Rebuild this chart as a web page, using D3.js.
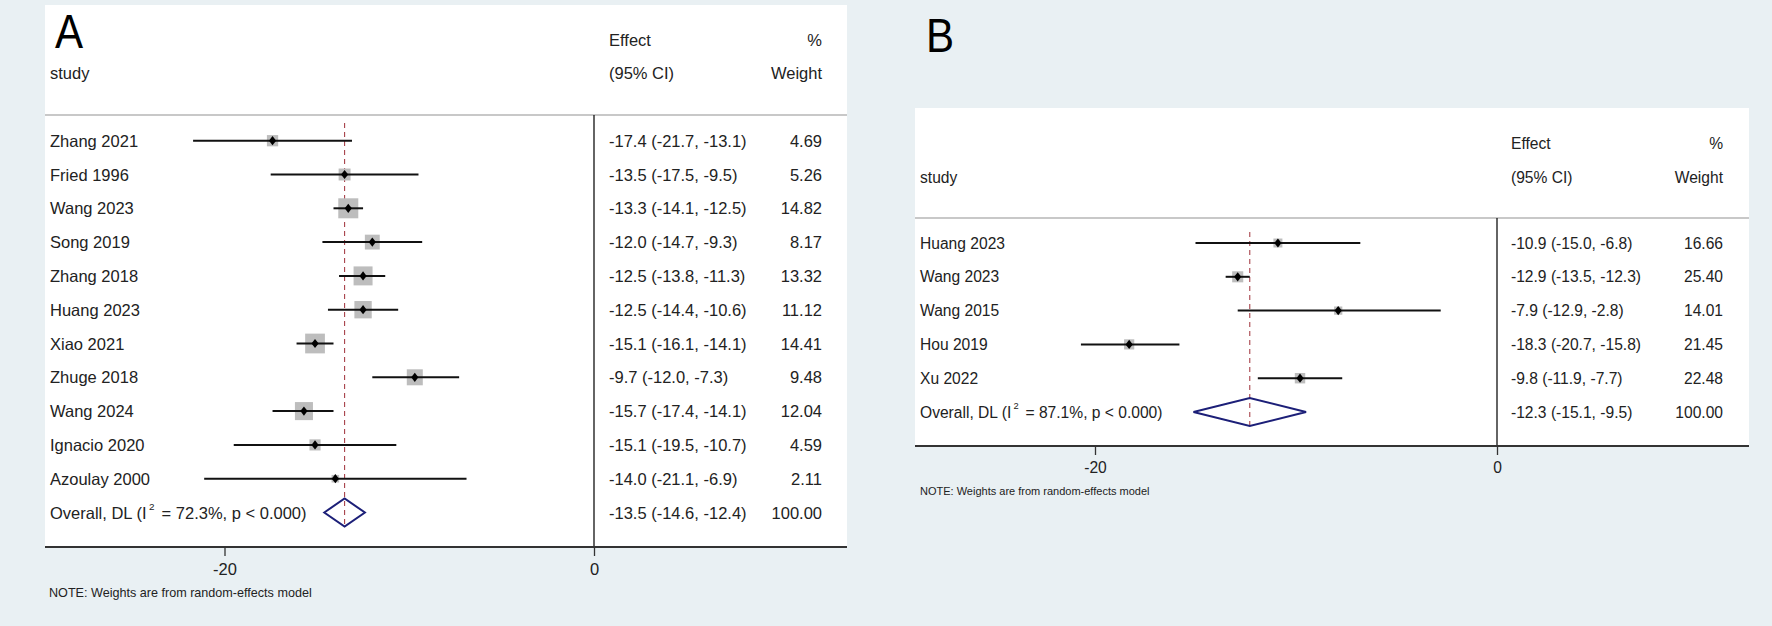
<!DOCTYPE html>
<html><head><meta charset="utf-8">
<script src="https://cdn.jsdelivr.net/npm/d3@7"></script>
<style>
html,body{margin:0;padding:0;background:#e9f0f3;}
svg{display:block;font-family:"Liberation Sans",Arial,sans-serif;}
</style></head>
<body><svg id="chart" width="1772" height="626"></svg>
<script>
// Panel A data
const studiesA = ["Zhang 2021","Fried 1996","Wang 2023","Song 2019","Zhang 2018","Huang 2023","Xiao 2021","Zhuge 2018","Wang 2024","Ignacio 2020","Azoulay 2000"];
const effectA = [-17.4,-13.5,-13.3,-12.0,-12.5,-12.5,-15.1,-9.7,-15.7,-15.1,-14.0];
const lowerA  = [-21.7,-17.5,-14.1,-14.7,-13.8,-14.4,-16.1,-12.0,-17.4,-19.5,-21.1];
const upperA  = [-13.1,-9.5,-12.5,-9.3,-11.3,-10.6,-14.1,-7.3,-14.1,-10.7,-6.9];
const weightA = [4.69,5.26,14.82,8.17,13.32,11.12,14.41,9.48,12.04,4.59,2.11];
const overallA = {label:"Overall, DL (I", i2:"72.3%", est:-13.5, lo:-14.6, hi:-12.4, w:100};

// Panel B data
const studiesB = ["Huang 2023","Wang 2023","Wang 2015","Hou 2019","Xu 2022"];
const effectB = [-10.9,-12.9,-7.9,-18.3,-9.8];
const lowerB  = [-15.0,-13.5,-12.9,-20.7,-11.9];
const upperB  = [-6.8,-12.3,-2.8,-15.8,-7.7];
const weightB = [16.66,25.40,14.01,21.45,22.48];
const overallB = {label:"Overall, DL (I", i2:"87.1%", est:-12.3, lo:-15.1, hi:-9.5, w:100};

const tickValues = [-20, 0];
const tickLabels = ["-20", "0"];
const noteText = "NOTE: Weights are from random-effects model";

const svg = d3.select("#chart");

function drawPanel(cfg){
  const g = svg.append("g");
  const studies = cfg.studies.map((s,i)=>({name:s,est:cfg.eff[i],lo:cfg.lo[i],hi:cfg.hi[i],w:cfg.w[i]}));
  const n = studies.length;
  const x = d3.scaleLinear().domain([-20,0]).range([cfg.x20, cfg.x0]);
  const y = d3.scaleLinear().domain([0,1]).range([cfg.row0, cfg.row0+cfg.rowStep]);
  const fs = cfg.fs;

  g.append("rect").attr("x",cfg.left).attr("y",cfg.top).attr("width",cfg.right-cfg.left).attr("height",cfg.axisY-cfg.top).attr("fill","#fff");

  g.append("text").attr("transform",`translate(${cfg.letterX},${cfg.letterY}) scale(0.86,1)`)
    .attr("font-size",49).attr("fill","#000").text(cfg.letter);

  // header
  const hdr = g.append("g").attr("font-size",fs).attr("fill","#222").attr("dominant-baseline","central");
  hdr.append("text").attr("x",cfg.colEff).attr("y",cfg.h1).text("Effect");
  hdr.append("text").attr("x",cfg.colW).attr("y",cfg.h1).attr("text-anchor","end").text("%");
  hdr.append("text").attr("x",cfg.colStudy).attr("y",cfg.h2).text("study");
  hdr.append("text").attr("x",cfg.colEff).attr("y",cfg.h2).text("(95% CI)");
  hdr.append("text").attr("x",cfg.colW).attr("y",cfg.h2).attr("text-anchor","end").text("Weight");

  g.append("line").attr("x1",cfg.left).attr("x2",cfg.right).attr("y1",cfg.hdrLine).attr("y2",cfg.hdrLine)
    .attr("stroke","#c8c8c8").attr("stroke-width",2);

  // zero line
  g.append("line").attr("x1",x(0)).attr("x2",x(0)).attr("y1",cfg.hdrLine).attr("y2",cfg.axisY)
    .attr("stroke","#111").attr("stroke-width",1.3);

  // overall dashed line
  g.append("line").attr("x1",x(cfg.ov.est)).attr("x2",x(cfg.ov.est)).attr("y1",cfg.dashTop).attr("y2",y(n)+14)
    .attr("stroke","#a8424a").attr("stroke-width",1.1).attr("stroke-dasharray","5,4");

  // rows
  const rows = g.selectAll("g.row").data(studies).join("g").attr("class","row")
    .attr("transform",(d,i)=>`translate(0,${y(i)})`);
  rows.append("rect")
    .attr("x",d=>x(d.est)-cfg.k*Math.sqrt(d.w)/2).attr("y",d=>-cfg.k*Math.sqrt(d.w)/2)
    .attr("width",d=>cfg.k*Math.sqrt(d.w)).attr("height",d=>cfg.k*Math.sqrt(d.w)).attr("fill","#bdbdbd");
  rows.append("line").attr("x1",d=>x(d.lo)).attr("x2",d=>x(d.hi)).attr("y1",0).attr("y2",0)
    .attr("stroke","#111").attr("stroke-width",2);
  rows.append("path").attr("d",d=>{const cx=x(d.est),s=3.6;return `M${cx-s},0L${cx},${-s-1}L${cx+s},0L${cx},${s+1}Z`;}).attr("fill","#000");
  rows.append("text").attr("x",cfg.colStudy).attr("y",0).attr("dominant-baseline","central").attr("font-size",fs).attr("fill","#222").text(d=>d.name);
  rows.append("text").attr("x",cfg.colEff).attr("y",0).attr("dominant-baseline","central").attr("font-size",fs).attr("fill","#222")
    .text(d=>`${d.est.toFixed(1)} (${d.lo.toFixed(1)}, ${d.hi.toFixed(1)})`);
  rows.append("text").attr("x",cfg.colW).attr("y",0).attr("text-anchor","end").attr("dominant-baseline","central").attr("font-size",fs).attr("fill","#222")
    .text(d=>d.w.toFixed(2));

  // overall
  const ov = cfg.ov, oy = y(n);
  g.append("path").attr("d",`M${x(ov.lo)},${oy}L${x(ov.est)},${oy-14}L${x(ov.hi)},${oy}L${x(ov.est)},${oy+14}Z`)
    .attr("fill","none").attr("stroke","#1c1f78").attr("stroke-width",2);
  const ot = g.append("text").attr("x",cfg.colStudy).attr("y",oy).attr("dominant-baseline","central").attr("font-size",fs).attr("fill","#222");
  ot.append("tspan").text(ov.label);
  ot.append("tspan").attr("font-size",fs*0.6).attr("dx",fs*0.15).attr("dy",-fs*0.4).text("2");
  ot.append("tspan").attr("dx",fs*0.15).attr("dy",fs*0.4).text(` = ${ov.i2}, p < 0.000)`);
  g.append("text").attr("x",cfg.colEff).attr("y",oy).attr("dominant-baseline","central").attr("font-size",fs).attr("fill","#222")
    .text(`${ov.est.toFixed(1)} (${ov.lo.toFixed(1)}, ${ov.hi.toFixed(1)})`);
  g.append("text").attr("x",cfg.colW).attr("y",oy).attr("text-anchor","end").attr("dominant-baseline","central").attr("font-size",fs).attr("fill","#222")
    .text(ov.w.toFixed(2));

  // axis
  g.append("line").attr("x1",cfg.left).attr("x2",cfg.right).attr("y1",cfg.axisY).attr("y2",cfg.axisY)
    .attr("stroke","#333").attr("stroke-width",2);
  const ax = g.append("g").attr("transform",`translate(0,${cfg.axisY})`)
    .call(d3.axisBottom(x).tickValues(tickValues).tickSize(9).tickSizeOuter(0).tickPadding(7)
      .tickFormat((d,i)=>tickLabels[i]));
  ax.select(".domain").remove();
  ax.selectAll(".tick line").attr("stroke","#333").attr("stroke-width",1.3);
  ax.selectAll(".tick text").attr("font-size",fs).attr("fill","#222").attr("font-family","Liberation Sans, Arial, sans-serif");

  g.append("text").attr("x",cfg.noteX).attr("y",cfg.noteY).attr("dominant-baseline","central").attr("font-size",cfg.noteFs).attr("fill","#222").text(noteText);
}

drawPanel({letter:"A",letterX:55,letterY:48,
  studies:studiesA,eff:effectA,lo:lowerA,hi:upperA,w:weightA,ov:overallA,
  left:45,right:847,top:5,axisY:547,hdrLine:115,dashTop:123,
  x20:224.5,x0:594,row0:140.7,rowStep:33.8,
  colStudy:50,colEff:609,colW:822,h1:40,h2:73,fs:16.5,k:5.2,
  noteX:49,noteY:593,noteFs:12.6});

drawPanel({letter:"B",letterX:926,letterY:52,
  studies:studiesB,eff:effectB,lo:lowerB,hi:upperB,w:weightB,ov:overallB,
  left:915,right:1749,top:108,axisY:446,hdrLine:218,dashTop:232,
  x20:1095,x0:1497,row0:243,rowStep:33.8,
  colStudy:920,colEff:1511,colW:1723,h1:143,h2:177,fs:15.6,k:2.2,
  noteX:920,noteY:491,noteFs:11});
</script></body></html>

★ ★ ★ ★

WHAT TO DO:
From the data above, pick out each line containing "chart" and copy it.

ANSWER TO THIS PROBLEM:
Rebuild this chart as a web page, using D3.js.
<body><svg id="chart" width="1772" height="626"></svg>
const svg = d3.select("#chart");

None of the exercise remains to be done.